I have a class foo that is no more than a placeholder for a few static functions and variables. A bit like a namespace in C++.

Creating an instance of foo and inheriting from foo are therefore meaningless.

So I'm tempted to write public abstract final class foo . But Java dislikes that. I can do it in C++ with a pure virtual function and final , but why can't I do the equivalent in Java? What's so wrong with my design?

Update: I'm getting heavily downvoted on this (-4 at the time of writing) so I obviously haven't been clear enough. Here's the specific use case. It's a load of severity level codes for error logging that's used in a JNI and supporting C library:

public abstract class Severity
{ 
    public static final int TRACE = 0x00000001;

    public static final int INFORMATION = 0x00000002;

    public static final int WARNING = 0x00000003;

    public static final int ERROR = 0x00000004;

    public static final int CRITICAL_ERROR = 0x00000005;

    public static final int OFF = 0x00000006;
}

So it's almost like an enumerator but the JNI and C library restrictions mean that would be suboptimal. Making this abstract and final seems perfectly reasonable to me, and, as I've said, the equivalent is permissible in C++.

Because abstract says that is has some unimplemented methods and final states that it cannot be inherited from. That means this class can never be useful. If your class does not contain any instance methods, just make it final and you're done :). No need to mark it abstract because it isn't.
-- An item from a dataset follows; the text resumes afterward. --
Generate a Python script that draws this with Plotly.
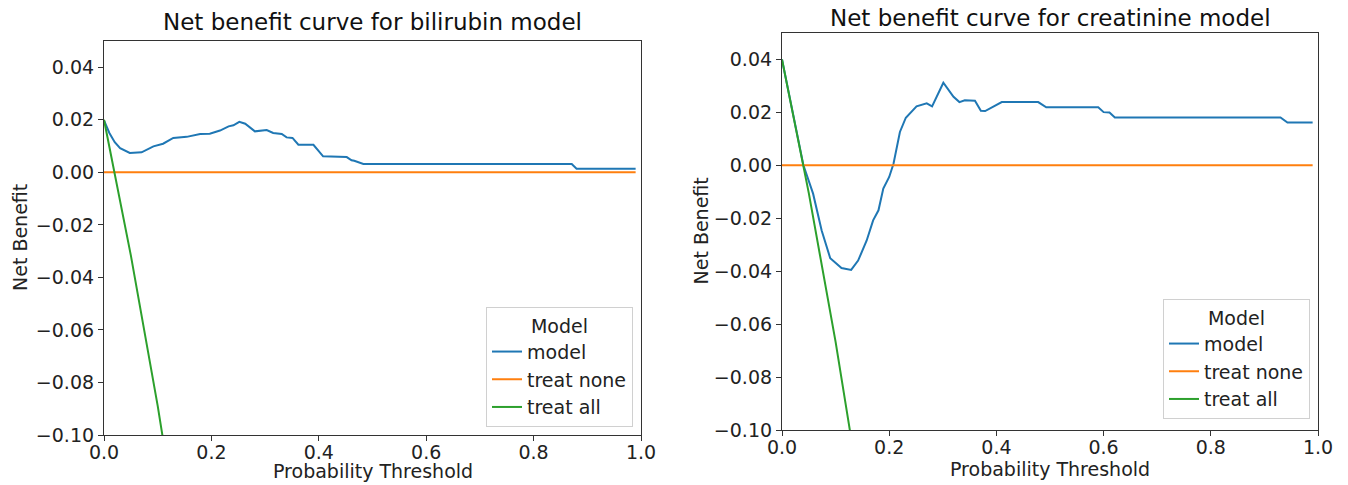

You probably also want to make the constructor private so no one can instantiate it.

See for example the JLS 8.1.1.1 :

8.1.1.1. abstract Classes

An abstract class is a class that is incomplete, or to be considered incomplete.

[...]

and JLS 8.1.1.2

8.1.1.2. final Classes

[...]

It is a compile-time error if a class is declared both final and abstract, because the implementation of such a class could never be completed (§8.1.1.1).

You could use empty enum instead class

public enum Severity
{ ;
    public static final int TRACE = 0x00000001;

    public static final int INFORMATION = 0x00000002;

    public static final int WARNING = 0x00000003;

    public static final int ERROR = 0x00000004;

    public static final int CRITICAL_ERROR = 0x00000005;

    public static final int OFF = 0x00000006;
}

you cant instantiate enum, you can't extend enum. hence it gives you all what you want

In Java, if you want to write a class that can neither be instantiated nor extended, use a private constructor

private MyClass() {}

Arguably there should be a way of specifying this in the class declaration, but there isn't.
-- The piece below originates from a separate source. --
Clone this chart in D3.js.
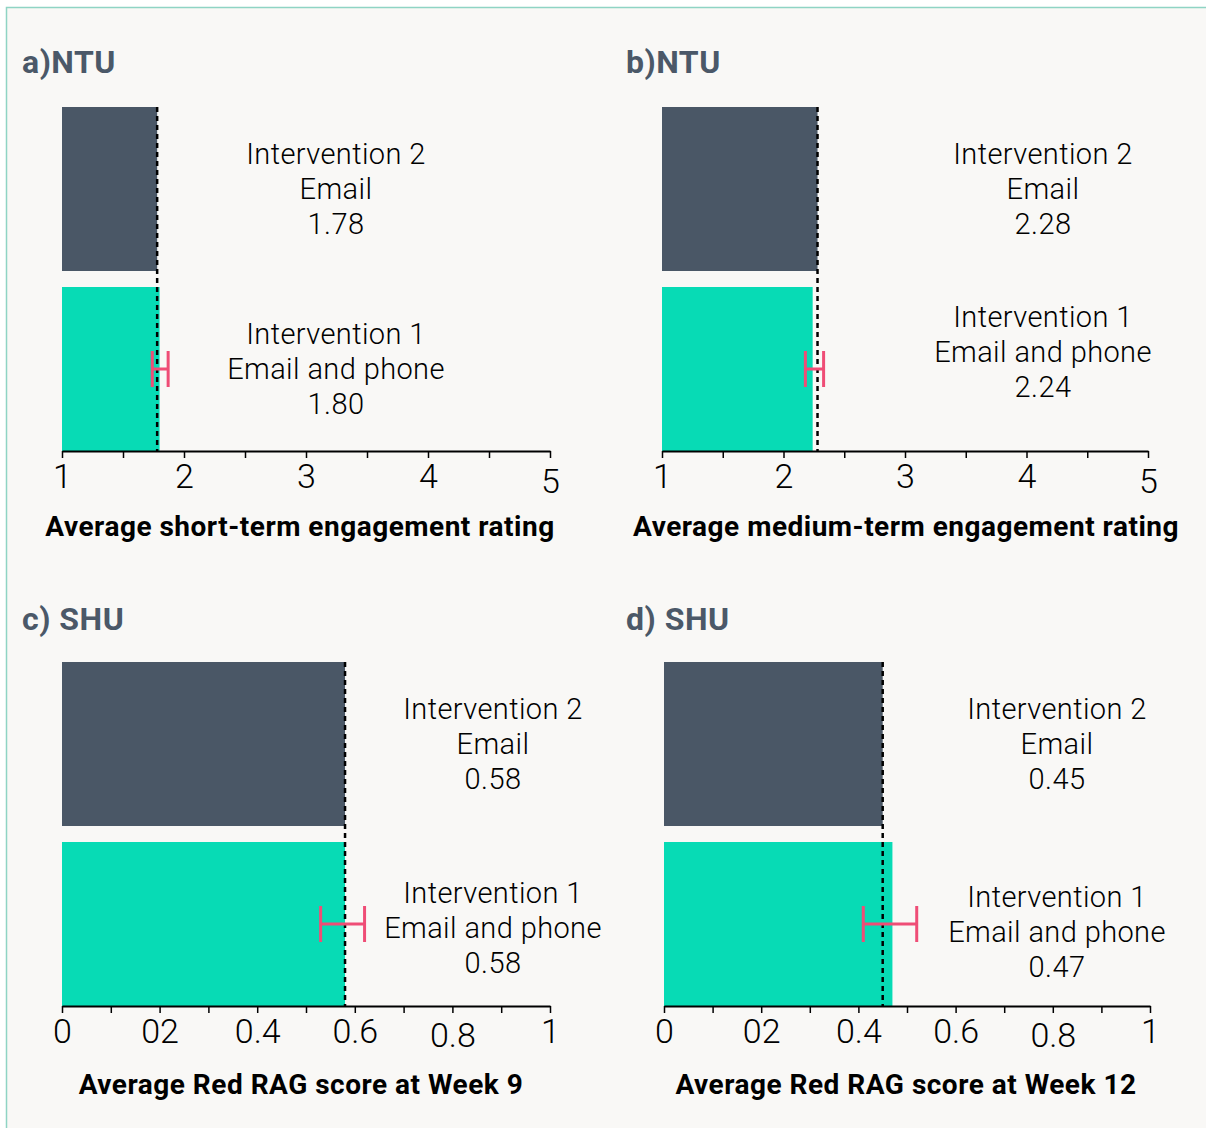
<!DOCTYPE html>
<html>
<head>
<meta charset="utf-8">
<script src="https://cdn.jsdelivr.net/npm/d3@7"></script>
<style>
  html, body { margin: 0; padding: 0; background: #ffffff; }
  svg { display: block; }
</style>
</head>
<body>
<svg id="chart" width="1206" height="1128"></svg>
<script>
// ---------------- DATA ----------------
const panelTitles = ["a)NTU", "b)NTU", "c) SHU", "d) SHU"];
const axisTitles = [
  "Average short-term engagement rating",
  "Average medium-term engagement rating",
  "Average Red RAG score at Week 9",
  "Average Red RAG score at Week 12"
];
const groups = ["Intervention 2", "Intervention 1"];
const groupModes = ["Email", "Email and phone"];
const intervention2Values = [1.78, 2.28, 0.58, 0.45];
const intervention1Values = [1.80, 2.24, 0.58, 0.47];
const intervention1Low = [1.74, 2.18, 0.53, 0.41];
const intervention1High = [1.87, 2.33, 0.62, 0.52];
const ratingDomain = [1, 5];
const ragDomain = [0, 1];
const ratingTicks = [1, 1.5, 2, 2.5, 3, 3.5, 4, 4.5, 5];
const ratingTickLabels = ["1", "", "2", "", "3", "", "4", "", "5"];
const ragTicks = [0, 0.1, 0.2, 0.3, 0.4, 0.5, 0.6, 0.7, 0.8, 0.9, 1];
const ragTickLabels = ["0", "", "02", "", "0.4", "", "0.6", "", "0.8", "", "1"];

// ---------------- LAYOUT ----------------
const layout = [
  { x: [62, 550],  y: [107, 451],  title: [22, 73],   labelX: 336,  labelDy: [0, 0],   axisTitleX: 300, axisTitleY: 536,  domain: ratingDomain, ticks: ratingTicks, tickLabels: ratingTickLabels, lowLabel: {"5": 5} },
  { x: [662, 1148], y: [107, 451], title: [626, 73],  labelX: 1043, labelDy: [0, -17], axisTitleX: 906, axisTitleY: 536,  domain: ratingDomain, ticks: ratingTicks, tickLabels: ratingTickLabels, lowLabel: {"5": 5} },
  { x: [62, 550],  y: [662, 1006], title: [22, 630],  labelX: 493,  labelDy: [0, 4],   axisTitleX: 301, axisTitleY: 1094, domain: ragDomain, ticks: ragTicks, tickLabels: ragTickLabels, lowLabel: {"0.8": 4} },
  { x: [664, 1150], y: [662, 1006], title: [626, 630], labelX: 1057, labelDy: [0, 8],   axisTitleX: 906, axisTitleY: 1094, domain: ragDomain, ticks: ragTicks, tickLabels: ragTickLabels, lowLabel: {"0.8": 4} }
];

const colors = { int2: "#4a5766", int1: "#07dbb5", err: "#ef4d76", title: "#4b5868", bg: "#f9f8f6", border: "#8fd4c4" };
const FONT = "Roboto, 'DejaVu Sans', sans-serif";

const svg = d3.select("#chart");

// background panel with teal border (top + left visible)
svg.append("rect")
  .attr("x", 6.5).attr("y", 7.5)
  .attr("width", 1220).attr("height", 1140)
  .attr("fill", colors.bg)
  .attr("stroke", colors.border)
  .attr("stroke-width", 1.5);

panelTitles.forEach((pt, i) => {
  const L = layout[i];
  const g = svg.append("g");

  const x = d3.scaleLinear().domain(L.domain).range(L.x);
  const y = d3.scaleBand().domain(groups).range(L.y).paddingInner(0.0889).paddingOuter(0);

  const vals = [intervention2Values[i], intervention1Values[i]];

  // panel title
  g.append("text")
    .attr("x", L.title[0]).attr("y", L.title[1])
    .attr("font-family", FONT).attr("font-weight", 700)
    .attr("font-size", 32).attr("fill", colors.title)
    .attr("letter-spacing", 0.5)
    .text(pt);

  // bars
  g.selectAll("rect.bar").data(groups).enter().append("rect")
    .attr("class", "bar")
    .attr("x", x(L.domain[0]))
    .attr("y", d => y(d))
    .attr("width", (d, k) => x(vals[k]) - x(L.domain[0]))
    .attr("height", y.bandwidth())
    .attr("fill", (d, k) => k === 0 ? colors.int2 : colors.int1);

  // dashed reference line at Intervention 2 value
  g.append("line")
    .attr("x1", x(vals[0])).attr("x2", x(vals[0]))
    .attr("y1", y(groups[0])).attr("y2", y(groups[1]) + y.bandwidth())
    .attr("stroke", "#000").attr("stroke-width", 2.5)
    .attr("stroke-dasharray", "5,4");

  // error bar on Intervention 1
  const cy = y(groups[1]) + y.bandwidth() / 2;
  const lo = x(intervention1Low[i]), hi = x(intervention1High[i]);
  const eg = g.append("g").attr("stroke", colors.err).attr("stroke-width", 3);
  eg.append("line").attr("x1", lo).attr("x2", hi).attr("y1", cy).attr("y2", cy);
  eg.append("line").attr("x1", lo).attr("x2", lo).attr("y1", cy - 18).attr("y2", cy + 18);
  eg.append("line").attr("x1", hi).attr("x2", hi).attr("y1", cy - 18).attr("y2", cy + 18);

  // labels
  groups.forEach((grp, k) => {
    const c = y(grp) + y.bandwidth() / 2 + L.labelDy[k];
    const lines = [grp, groupModes[k], d3.format(".2f")(vals[k])];
    lines.forEach((t, j) => {
      g.append("text")
        .attr("x", L.labelX)
        .attr("y", c + (j - 1) * 35)
        .attr("dy", "0.35em")
        .attr("text-anchor", "middle")
        .attr("font-family", FONT).attr("font-weight", 300)
        .attr("font-size", 29).attr("fill", "#000")
        .attr("letter-spacing", 0.4)
        .text(t);
    });
  });

  // axis
  const axis = d3.axisBottom(x)
    .tickValues(L.ticks)
    .tickSize(7)
    .tickSizeOuter(0)
    .tickFormat((d, k) => L.tickLabels[k]);
  const ag = g.append("g")
    .attr("transform", `translate(0,${L.y[1]})`)
    .call(axis);
  ag.select(".domain").attr("stroke", "#000").attr("stroke-width", 2);
  ag.selectAll(".tick line").attr("stroke", "#000").attr("stroke-width", 1.5);
  ag.selectAll(".tick text")
    .attr("font-family", FONT).attr("font-weight", 300)
    .attr("font-size", 34).attr("fill", "#000")
    .attr("y", 10)
    .attr("dy", function () {
      const t = d3.select(this).text();
      return (L.lowLabel[t] ? L.lowLabel[t] : 0) + 27;
    })
    .attr("text-anchor", "middle");

  // axis title
  g.append("text")
    .attr("x", L.axisTitleX).attr("y", L.axisTitleY)
    .attr("text-anchor", "middle")
    .attr("font-family", FONT).attr("font-weight", 700)
    .attr("font-size", 28).attr("fill", "#000")
    .attr("letter-spacing", 0.5)
    .text(axisTitles[i]);
});
</script>
</body>
</html>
In a one liner when you say a class as final then it means that class can't be extended, an abstract class needs to be extended. So its a logical contradiction.

EDIT:

The edit seems fine and your code looks good. You cannot instantiate Severity because of it abstract so you can have the variables as final.
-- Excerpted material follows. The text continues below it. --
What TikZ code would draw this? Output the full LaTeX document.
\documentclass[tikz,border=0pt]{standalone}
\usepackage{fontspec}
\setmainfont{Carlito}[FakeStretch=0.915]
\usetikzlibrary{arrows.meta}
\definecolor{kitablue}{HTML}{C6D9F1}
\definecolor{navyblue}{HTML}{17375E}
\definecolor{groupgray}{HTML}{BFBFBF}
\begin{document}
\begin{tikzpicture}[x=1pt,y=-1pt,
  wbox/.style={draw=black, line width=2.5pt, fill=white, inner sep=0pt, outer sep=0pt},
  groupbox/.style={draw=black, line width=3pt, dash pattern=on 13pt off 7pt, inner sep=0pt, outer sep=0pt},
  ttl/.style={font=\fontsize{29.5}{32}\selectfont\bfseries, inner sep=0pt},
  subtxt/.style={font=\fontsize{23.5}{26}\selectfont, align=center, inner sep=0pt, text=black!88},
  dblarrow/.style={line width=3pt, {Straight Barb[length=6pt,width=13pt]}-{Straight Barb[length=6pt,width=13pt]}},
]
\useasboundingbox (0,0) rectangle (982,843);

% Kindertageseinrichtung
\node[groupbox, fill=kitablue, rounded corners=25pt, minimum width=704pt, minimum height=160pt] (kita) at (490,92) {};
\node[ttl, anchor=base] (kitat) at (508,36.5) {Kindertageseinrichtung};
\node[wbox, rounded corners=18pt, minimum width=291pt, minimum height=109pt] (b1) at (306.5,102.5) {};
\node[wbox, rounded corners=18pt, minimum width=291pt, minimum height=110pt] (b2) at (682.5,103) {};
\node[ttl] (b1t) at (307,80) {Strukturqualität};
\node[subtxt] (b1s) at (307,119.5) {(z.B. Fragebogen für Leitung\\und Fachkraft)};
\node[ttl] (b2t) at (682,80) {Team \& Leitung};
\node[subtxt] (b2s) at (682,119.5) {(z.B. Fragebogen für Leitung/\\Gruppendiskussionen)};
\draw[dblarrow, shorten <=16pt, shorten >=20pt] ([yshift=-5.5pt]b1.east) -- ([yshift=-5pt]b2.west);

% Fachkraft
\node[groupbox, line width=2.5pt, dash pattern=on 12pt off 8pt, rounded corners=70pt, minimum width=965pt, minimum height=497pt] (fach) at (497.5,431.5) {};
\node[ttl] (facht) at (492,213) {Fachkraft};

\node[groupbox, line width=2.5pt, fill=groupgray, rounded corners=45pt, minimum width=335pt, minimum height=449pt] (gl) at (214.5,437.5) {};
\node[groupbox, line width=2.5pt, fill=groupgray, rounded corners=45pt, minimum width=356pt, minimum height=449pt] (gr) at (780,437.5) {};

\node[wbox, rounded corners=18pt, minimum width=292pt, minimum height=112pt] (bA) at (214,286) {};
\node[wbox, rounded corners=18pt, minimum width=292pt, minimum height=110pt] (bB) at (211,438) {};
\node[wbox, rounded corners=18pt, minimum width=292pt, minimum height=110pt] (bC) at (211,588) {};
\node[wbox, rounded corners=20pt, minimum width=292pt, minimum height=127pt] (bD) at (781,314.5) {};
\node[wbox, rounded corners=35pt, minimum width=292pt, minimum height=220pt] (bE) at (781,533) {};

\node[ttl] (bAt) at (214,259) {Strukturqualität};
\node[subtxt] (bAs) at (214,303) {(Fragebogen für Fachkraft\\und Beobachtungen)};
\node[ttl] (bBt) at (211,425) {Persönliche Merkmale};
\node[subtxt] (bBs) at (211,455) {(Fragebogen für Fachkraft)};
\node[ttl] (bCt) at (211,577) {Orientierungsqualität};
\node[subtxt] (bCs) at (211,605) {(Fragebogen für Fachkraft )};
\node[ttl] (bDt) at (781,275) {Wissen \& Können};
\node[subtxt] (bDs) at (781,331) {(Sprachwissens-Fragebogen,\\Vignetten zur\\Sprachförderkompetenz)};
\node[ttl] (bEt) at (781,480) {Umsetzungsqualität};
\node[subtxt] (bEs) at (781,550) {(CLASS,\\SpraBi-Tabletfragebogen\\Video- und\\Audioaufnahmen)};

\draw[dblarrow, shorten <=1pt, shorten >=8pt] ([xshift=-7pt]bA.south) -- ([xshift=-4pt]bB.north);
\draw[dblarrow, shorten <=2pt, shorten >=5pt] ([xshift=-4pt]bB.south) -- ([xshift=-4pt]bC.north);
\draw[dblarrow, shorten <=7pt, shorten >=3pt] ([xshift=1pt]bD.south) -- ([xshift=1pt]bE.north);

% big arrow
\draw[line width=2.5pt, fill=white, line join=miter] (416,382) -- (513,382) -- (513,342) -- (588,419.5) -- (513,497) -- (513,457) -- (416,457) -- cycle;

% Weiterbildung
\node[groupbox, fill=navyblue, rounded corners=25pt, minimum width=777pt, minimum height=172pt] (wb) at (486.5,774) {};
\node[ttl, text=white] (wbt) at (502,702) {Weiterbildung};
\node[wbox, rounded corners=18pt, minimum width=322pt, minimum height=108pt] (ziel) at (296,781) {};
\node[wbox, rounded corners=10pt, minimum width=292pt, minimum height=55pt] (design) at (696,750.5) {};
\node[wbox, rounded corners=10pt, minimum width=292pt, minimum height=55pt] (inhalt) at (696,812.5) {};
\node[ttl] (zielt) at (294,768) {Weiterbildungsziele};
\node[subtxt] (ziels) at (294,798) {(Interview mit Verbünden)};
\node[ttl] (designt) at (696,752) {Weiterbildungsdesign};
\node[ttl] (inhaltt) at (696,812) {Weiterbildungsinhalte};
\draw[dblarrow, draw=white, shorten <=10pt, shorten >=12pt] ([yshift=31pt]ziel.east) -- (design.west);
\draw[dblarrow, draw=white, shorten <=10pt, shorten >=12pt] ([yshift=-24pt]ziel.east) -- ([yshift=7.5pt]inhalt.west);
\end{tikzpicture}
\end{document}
abstract and final are mutually-exclusive concepts in Java. When you declare a class to be abstract , you are saying "I intend for this class to be subclassed by one or more other classes". When you declare it final , you're saying "I intend that this class cannot be extended by any class". As such, an abstract final class makes no sense from a Java perspective - so the language doesn't permit you to do it in the first place.

For your specific use-case, why not simply use an enum ?

public enum Severity {
    TRACE,
    INFORMATION,
    WARNING,
    ERROR,
    CRITICAL_ERROR,
    OFF;
}

You can always include numeric values for each enum element if you wish.